## Set task:
Write the data out again, character for character, with no images.

■ ■ ■ ■

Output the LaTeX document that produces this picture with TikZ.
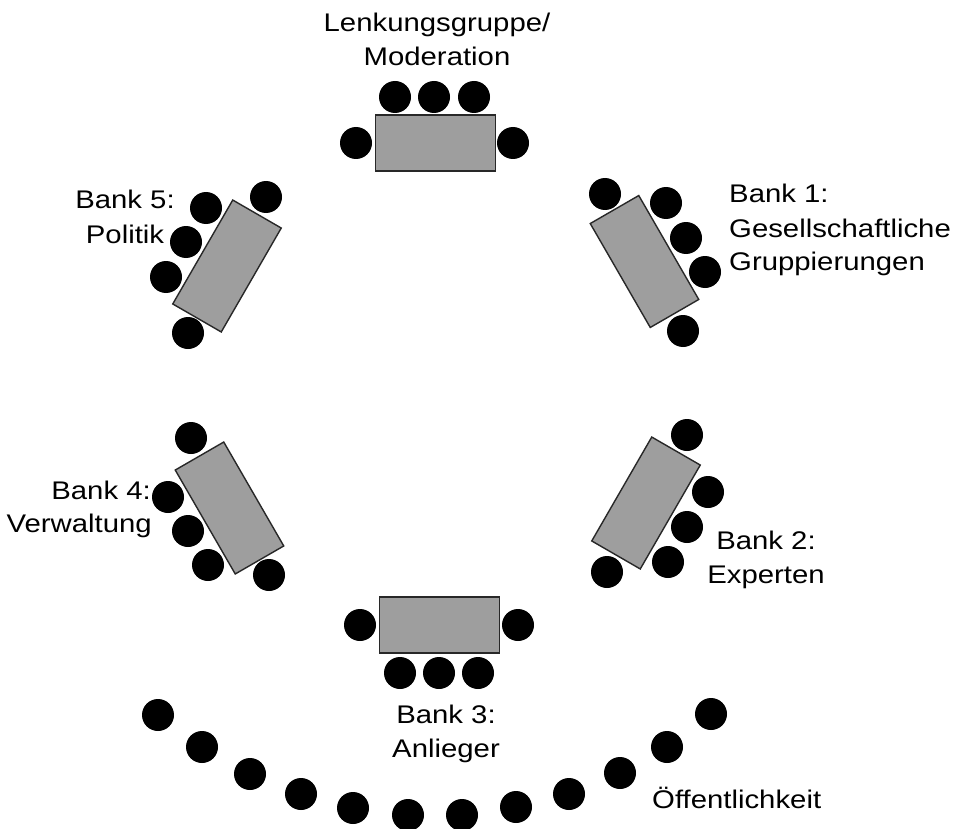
\documentclass[tikz,border=0pt]{standalone}
\usepackage{fontspec}
\setmainfont[FakeStretch=1.15]{Liberation Sans}
\definecolor{tablegray}{RGB}{158,158,158}
\definecolor{edgegray}{RGB}{40,40,40}
\begin{document}
\begin{tikzpicture}[x=1pt,y=-1pt,
  chair/.style={circle,fill=black,draw=none,minimum size=32pt,inner sep=0pt},
  tablebox/.style={rectangle,fill=tablegray,draw=edgegray,line width=1.4pt,minimum width=120pt,minimum height=56pt,inner sep=0pt},
  lbl/.style={inner sep=0pt,font=\fontsize{25.5}{34}\selectfont}]
\useasboundingbox[fill=white] (0,0) rectangle (979,829);
% chairs
\foreach \x/\y [count=\i] in {395/97,434/97,474/97,356/143,513/143,
  360/625,518/625,400/673,439/673,478/673,
  266/197,206/208,186/242,166/277,188/333,
  605/194,666/203,686/238,705/272,683/331,
  191/438,168/497,188/531,208/565,269/575,
  687/435,708/492,687/527,668/562,607/572,
  158/715,202/747,250/774,301/794,353/808,408/815,462/815,516/807,569/794,620/773,667/747,711/714}
  \node[chair] (c\i) at (\x,\y) {};
% tables
\node[tablebox] (tmod) at (435.5,143) {};
\node[tablebox] (t3) at (439.5,625) {};
\node[tablebox,rotate=60] (t5) at (227,266) {};
\node[tablebox,rotate=-60] (t1) at (644.5,261.5) {};
\node[tablebox,rotate=-60] (t4) at (229.5,508) {};
\node[tablebox,rotate=60] (t2) at (646,503) {};
% labels
\node[lbl,anchor=base] (lmod1) at (437,32) {Lenkungsgruppe/};
\node[lbl,anchor=base] (lmod2) at (437,66) {Moderation};
\node[lbl,anchor=base] (l5a) at (125,208) {Bank 5:};
\node[lbl,anchor=base] (l5b) at (125,243) {Politik};
\node[lbl,anchor=base west] (l1a) at (729,203) {Bank 1:};
\node[lbl,anchor=base west] (l1b) at (729,237) {Gesellschaftliche};
\node[lbl,anchor=base west] (l1c) at (729,270) {Gruppierungen};
\node[lbl,anchor=base east] (l4a) at (151,499) {Bank 4:};
\node[lbl,anchor=base east] (l4b) at (152,532) {Verwaltung};
\node[lbl,anchor=base] (l2a) at (766,549) {Bank 2:};
\node[lbl,anchor=base] (l2b) at (766,583) {Experten};
\node[lbl,anchor=base] (l3a) at (446,723) {Bank 3:};
\node[lbl,anchor=base] (l3b) at (446,757) {Anlieger};
\node[lbl,anchor=base west] (lpub) at (652,808) {Öffentlichkeit};
\end{tikzpicture}
\end{document}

■ ■ ■ ■

## Output of the task:
Output the LaTeX document that produces this picture with TikZ.
\documentclass[tikz,border=0pt]{standalone}
\usepackage{fontspec}
\setmainfont[FakeStretch=1.15]{Liberation Sans}
\definecolor{tablegray}{RGB}{158,158,158}
\definecolor{edgegray}{RGB}{40,40,40}
\begin{document}
\begin{tikzpicture}[x=1pt,y=-1pt,
  chair/.style={circle,fill=black,draw=none,minimum size=32pt,inner sep=0pt},
  tablebox/.style={rectangle,fill=tablegray,draw=edgegray,line width=1.4pt,minimum width=120pt,minimum height=56pt,inner sep=0pt},
  lbl/.style={inner sep=0pt,font=\fontsize{25.5}{34}\selectfont}]
\useasboundingbox[fill=white] (0,0) rectangle (979,829);
% chairs
\foreach \x/\y [count=\i] in {395/97,434/97,474/97,356/143,513/143,
  360/625,518/625,400/673,439/673,478/673,
  266/197,206/208,186/242,166/277,188/333,
  605/194,666/203,686/238,705/272,683/331,
  191/438,168/497,188/531,208/565,269/575,
  687/435,708/492,687/527,668/562,607/572,
  158/715,202/747,250/774,301/794,353/808,408/815,462/815,516/807,569/794,620/773,667/747,711/714}
  \node[chair] (c\i) at (\x,\y) {};
% tables
\node[tablebox] (tmod) at (435.5,143) {};
\node[tablebox] (t3) at (439.5,625) {};
\node[tablebox,rotate=60] (t5) at (227,266) {};
\node[tablebox,rotate=-60] (t1) at (644.5,261.5) {};
\node[tablebox,rotate=-60] (t4) at (229.5,508) {};
\node[tablebox,rotate=60] (t2) at (646,503) {};
% labels
\node[lbl,anchor=base] (lmod1) at (437,32) {Lenkungsgruppe/};
\node[lbl,anchor=base] (lmod2) at (437,66) {Moderation};
\node[lbl,anchor=base] (l5a) at (125,208) {Bank 5:};
\node[lbl,anchor=base] (l5b) at (125,243) {Politik};
\node[lbl,anchor=base west] (l1a) at (729,203) {Bank 1:};
\node[lbl,anchor=base west] (l1b) at (729,237) {Gesellschaftliche};
\node[lbl,anchor=base west] (l1c) at (729,270) {Gruppierungen};
\node[lbl,anchor=base east] (l4a) at (151,499) {Bank 4:};
\node[lbl,anchor=base east] (l4b) at (152,532) {Verwaltung};
\node[lbl,anchor=base] (l2a) at (766,549) {Bank 2:};
\node[lbl,anchor=base] (l2b) at (766,583) {Experten};
\node[lbl,anchor=base] (l3a) at (446,723) {Bank 3:};
\node[lbl,anchor=base] (l3b) at (446,757) {Anlieger};
\node[lbl,anchor=base west] (lpub) at (652,808) {Öffentlichkeit};
\end{tikzpicture}
\end{document}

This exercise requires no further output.